Entries with chart source code
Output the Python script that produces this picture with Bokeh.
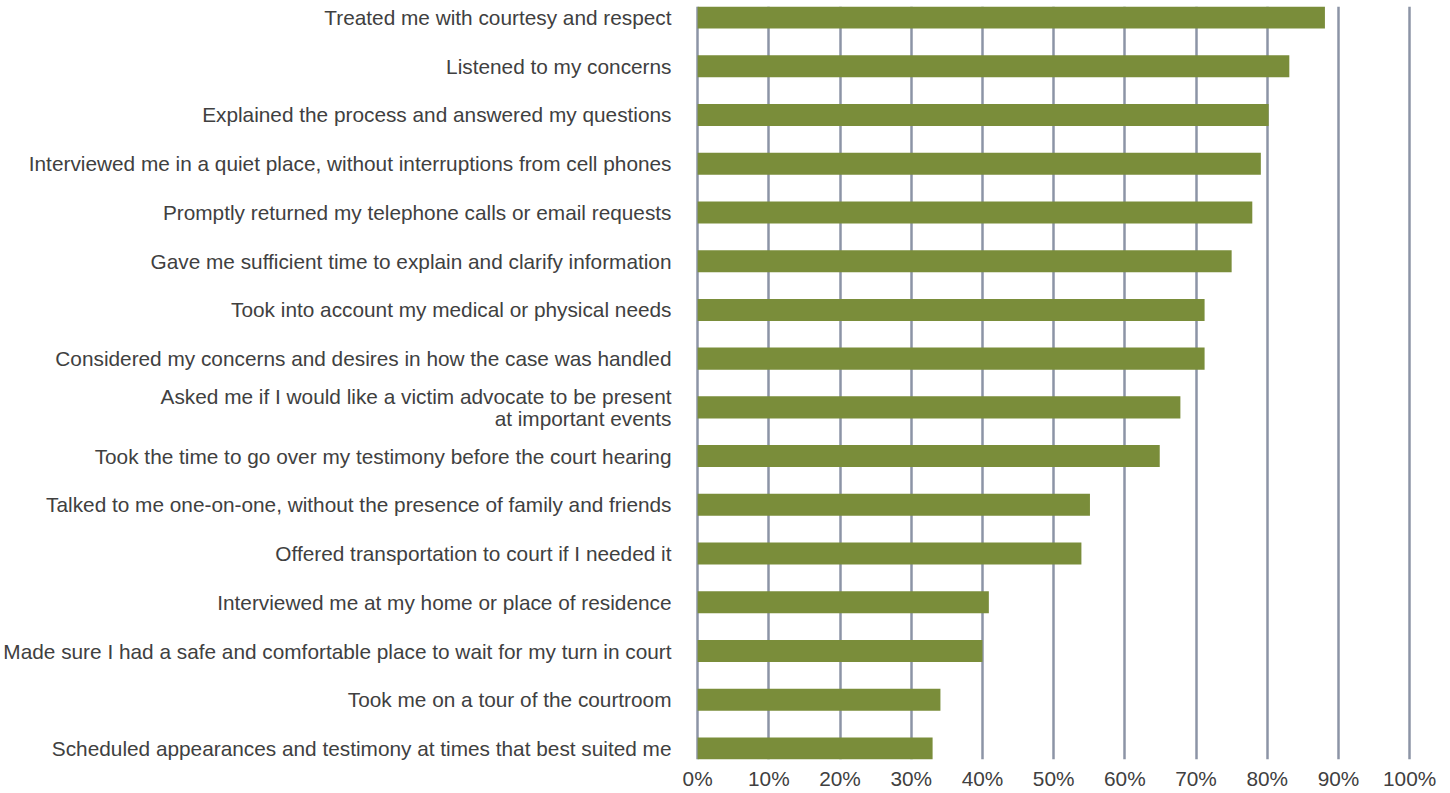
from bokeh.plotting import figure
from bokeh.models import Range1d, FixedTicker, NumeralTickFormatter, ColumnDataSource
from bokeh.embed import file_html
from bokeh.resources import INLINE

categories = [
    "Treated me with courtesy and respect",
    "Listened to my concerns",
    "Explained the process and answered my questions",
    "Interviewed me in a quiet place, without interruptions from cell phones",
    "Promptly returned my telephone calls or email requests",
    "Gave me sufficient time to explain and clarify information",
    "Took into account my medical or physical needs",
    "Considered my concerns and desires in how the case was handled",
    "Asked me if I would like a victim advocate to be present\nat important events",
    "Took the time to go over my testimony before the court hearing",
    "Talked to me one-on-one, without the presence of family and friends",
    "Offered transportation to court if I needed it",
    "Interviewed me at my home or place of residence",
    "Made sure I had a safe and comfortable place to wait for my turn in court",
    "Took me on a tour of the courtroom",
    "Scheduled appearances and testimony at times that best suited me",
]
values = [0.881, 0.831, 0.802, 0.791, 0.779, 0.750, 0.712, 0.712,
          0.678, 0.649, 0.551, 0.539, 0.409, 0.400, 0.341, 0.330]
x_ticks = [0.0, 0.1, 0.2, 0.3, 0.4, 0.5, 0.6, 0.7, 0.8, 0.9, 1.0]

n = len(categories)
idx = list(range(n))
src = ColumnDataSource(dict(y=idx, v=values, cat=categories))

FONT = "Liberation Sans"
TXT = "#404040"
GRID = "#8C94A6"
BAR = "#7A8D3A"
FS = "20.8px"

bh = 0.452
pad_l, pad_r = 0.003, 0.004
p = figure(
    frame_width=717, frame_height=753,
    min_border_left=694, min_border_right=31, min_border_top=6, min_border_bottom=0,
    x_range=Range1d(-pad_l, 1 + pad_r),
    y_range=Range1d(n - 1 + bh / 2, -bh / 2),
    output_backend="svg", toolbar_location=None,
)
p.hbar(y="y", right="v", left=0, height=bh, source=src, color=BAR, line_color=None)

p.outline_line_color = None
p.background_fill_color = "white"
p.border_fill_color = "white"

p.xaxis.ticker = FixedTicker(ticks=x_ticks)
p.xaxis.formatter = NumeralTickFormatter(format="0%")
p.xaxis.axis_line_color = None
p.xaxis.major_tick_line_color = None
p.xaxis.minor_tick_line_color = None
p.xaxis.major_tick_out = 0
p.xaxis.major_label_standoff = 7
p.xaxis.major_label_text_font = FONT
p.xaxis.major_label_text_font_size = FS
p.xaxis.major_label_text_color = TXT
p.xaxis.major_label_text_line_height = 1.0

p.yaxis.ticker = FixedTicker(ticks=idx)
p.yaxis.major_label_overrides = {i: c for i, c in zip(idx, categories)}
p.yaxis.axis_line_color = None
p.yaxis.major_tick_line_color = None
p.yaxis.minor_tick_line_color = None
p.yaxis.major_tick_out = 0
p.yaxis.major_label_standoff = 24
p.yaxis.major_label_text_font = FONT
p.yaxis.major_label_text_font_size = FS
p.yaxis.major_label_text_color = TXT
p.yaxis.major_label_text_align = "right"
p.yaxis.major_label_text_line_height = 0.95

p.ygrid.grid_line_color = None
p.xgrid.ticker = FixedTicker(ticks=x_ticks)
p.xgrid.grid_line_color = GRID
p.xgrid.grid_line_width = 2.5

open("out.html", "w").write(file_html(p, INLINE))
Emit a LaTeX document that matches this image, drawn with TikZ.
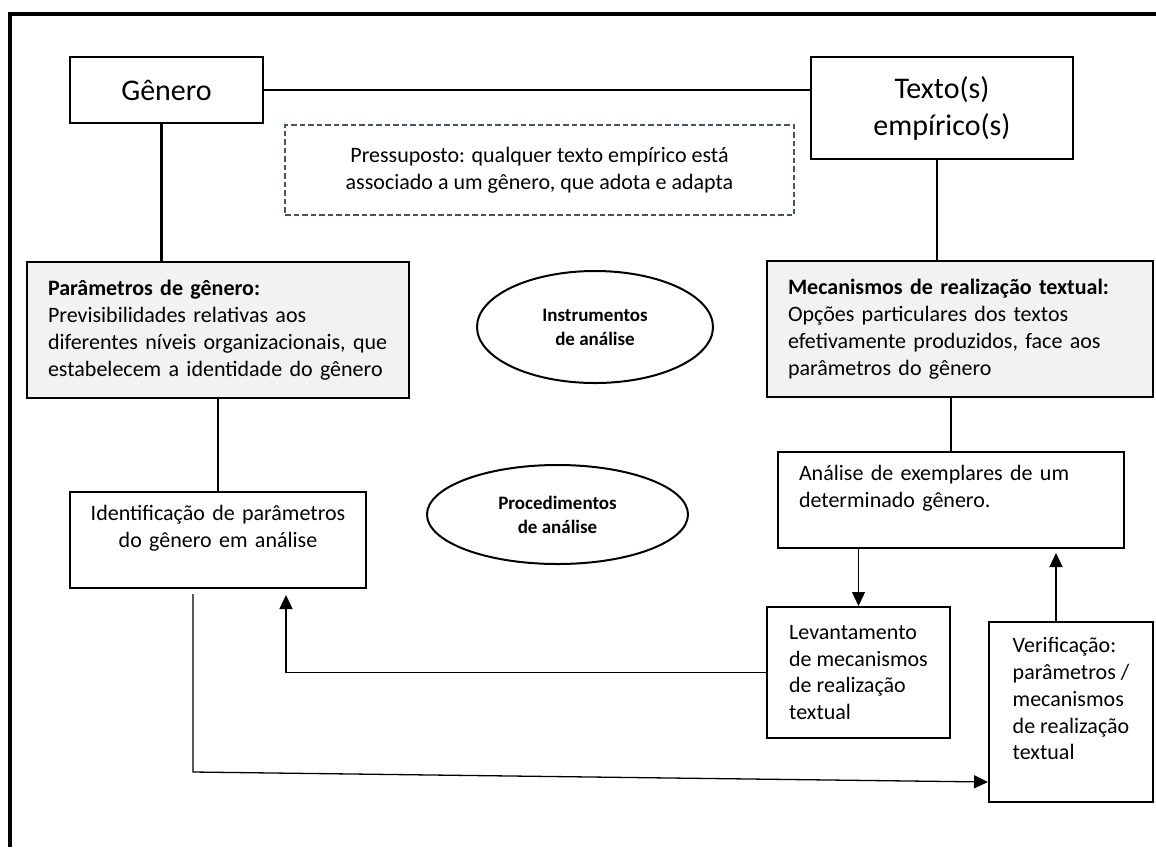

Written instruction: Quote all of the entries word for word, omitting any pictures.

Task response:
Output the Python script that produces this picture with Bokeh.
from bokeh.plotting import figure
from bokeh.models import Range1d, FixedTicker, NumeralTickFormatter, ColumnDataSource
from bokeh.embed import file_html
from bokeh.resources import INLINE

categories = [
    "Treated me with courtesy and respect",
    "Listened to my concerns",
    "Explained the process and answered my questions",
    "Interviewed me in a quiet place, without interruptions from cell phones",
    "Promptly returned my telephone calls or email requests",
    "Gave me sufficient time to explain and clarify information",
    "Took into account my medical or physical needs",
    "Considered my concerns and desires in how the case was handled",
    "Asked me if I would like a victim advocate to be present\nat important events",
    "Took the time to go over my testimony before the court hearing",
    "Talked to me one-on-one, without the presence of family and friends",
    "Offered transportation to court if I needed it",
    "Interviewed me at my home or place of residence",
    "Made sure I had a safe and comfortable place to wait for my turn in court",
    "Took me on a tour of the courtroom",
    "Scheduled appearances and testimony at times that best suited me",
]
values = [0.881, 0.831, 0.802, 0.791, 0.779, 0.750, 0.712, 0.712,
          0.678, 0.649, 0.551, 0.539, 0.409, 0.400, 0.341, 0.330]
x_ticks = [0.0, 0.1, 0.2, 0.3, 0.4, 0.5, 0.6, 0.7, 0.8, 0.9, 1.0]

n = len(categories)
idx = list(range(n))
src = ColumnDataSource(dict(y=idx, v=values, cat=categories))

FONT = "Liberation Sans"
TXT = "#404040"
GRID = "#8C94A6"
BAR = "#7A8D3A"
FS = "20.8px"

bh = 0.452
pad_l, pad_r = 0.003, 0.004
p = figure(
    frame_width=717, frame_height=753,
    min_border_left=694, min_border_right=31, min_border_top=6, min_border_bottom=0,
    x_range=Range1d(-pad_l, 1 + pad_r),
    y_range=Range1d(n - 1 + bh / 2, -bh / 2),
    output_backend="svg", toolbar_location=None,
)
p.hbar(y="y", right="v", left=0, height=bh, source=src, color=BAR, line_color=None)

p.outline_line_color = None
p.background_fill_color = "white"
p.border_fill_color = "white"

p.xaxis.ticker = FixedTicker(ticks=x_ticks)
p.xaxis.formatter = NumeralTickFormatter(format="0%")
p.xaxis.axis_line_color = None
p.xaxis.major_tick_line_color = None
p.xaxis.minor_tick_line_color = None
p.xaxis.major_tick_out = 0
p.xaxis.major_label_standoff = 7
p.xaxis.major_label_text_font = FONT
p.xaxis.major_label_text_font_size = FS
p.xaxis.major_label_text_color = TXT
p.xaxis.major_label_text_line_height = 1.0

p.yaxis.ticker = FixedTicker(ticks=idx)
p.yaxis.major_label_overrides = {i: c for i, c in zip(idx, categories)}
p.yaxis.axis_line_color = None
p.yaxis.major_tick_line_color = None
p.yaxis.minor_tick_line_color = None
p.yaxis.major_tick_out = 0
p.yaxis.major_label_standoff = 24
p.yaxis.major_label_text_font = FONT
p.yaxis.major_label_text_font_size = FS
p.yaxis.major_label_text_color = TXT
p.yaxis.major_label_text_align = "right"
p.yaxis.major_label_text_line_height = 0.95

p.ygrid.grid_line_color = None
p.xgrid.ticker = FixedTicker(ticks=x_ticks)
p.xgrid.grid_line_color = GRID
p.xgrid.grid_line_width = 2.5

open("out.html", "w").write(file_html(p, INLINE))
Emit a LaTeX document that matches this image, drawn with TikZ.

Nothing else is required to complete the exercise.